Causality and Momentum in Narrative
Last week I read and commented on a friend’s novel-in-progress, and it has me thinking about causality. More specifically, about how establishing a pattern of cause and effect in your fictional world builds momentum in the narrative.
By causality I mean the direct and indirect results of actions and incidents. Cause and effect allows for a logical flow of events. Not a predictable narrative, but a logical one. Like this: A character files for divorce. To take the edge off her pain, she meets up with an old flame at a bar. After a few beers, she drives home. On the way, she gets pulled over by a cop, and is arrested for driving drunk. Logical flow of events. One scene leads into the next. Cause and effect.
Without establishing a flow of causality, the narrative can feel unanchored and random. Causality makes the reader care. Breaking the logical flow can break trust with the reader. Expectation of the effect creates suspense and keeps the reader turning the page to find out more. Without cause and effect, you have a random string of scenes. With cause and effect, you have a story.
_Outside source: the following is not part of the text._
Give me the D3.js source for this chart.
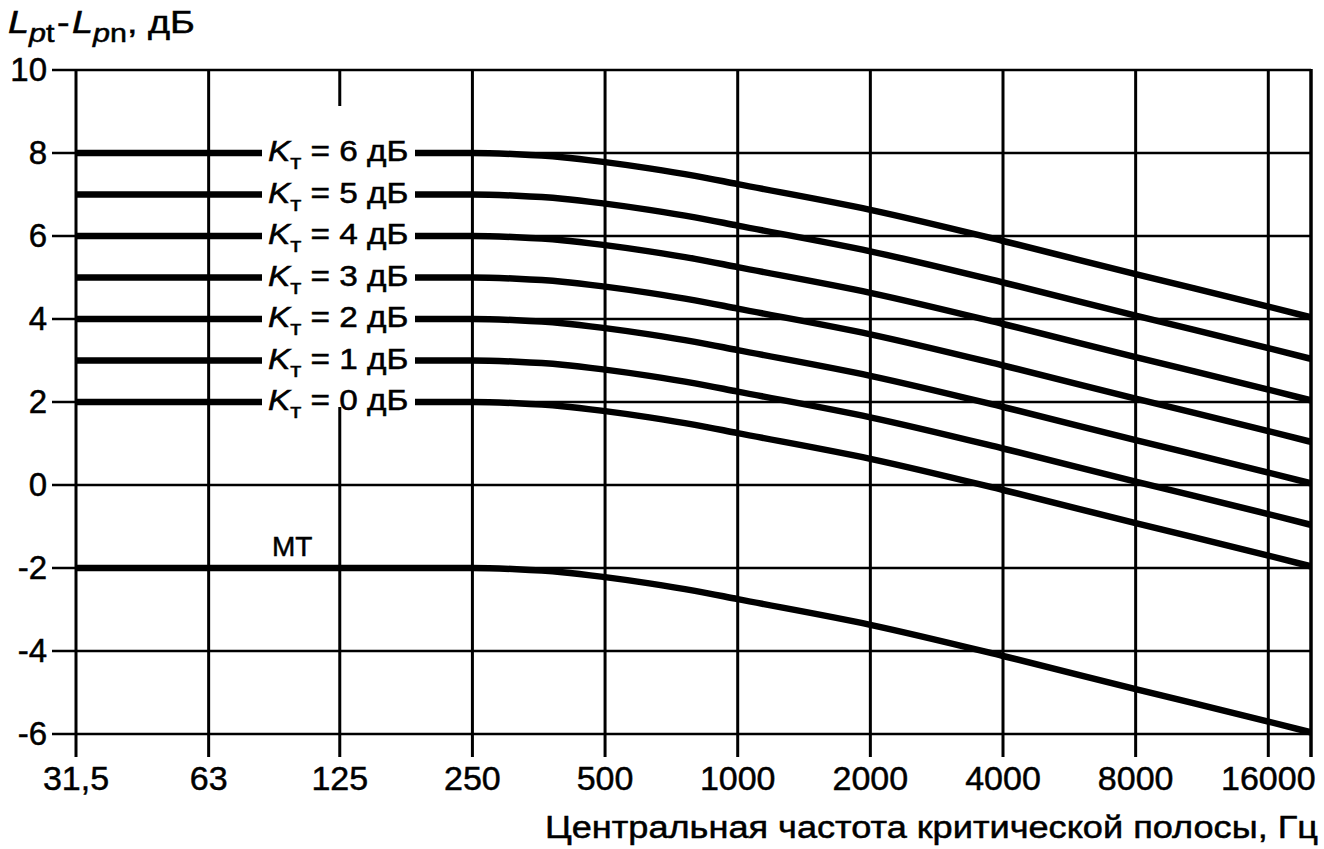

Let’s take our character from before. Say that she files for divorce. Then she makes a sandwich. Then she goes to work. Then she meets an old flame at a bar. Then she goes home. Then she goes to work. Then she meets a new coworker. Then she goes out and has a great time. Then she gets sad. In this version of the narrative, there is no causality. Scenes do not build on top of one another.
Let’s try that again. She files for divorce. She tries to go about her life like normal, but the pain of the divorce keeps her from focusing at work and she botches up a huge project. She gets fired. She decides to live on her savings for a while and take a trip backpacking around Asia. She drives her dog to her mother’s, and takes off for Taiwan. In this version, each scene is a result of the previous one. Plot builds like a snowball rolling down a hillside. Momentum.
In a narrative that isn’t linear, links of causality still exist, but may be revealed out of order. Take Louis Erdrich’s novel The Plague of Doves, an epic multi-generational family saga that is anything but chronological. The novel starts with a murder and takes the whole 300-and-something pages to reveal the who and why. The glue holding the novel together is the slow revelation of cause and effect.
Causality doesn’t have to be obvious. At the beginning of stories, causality can be and often is tenuous. Establishment of new subplots can seem random at first. But as the story starts to gain momentum—like our accelerating snowball—causality has to increase, speeding toward the end, which, as we know, should be both surprising and inevitable.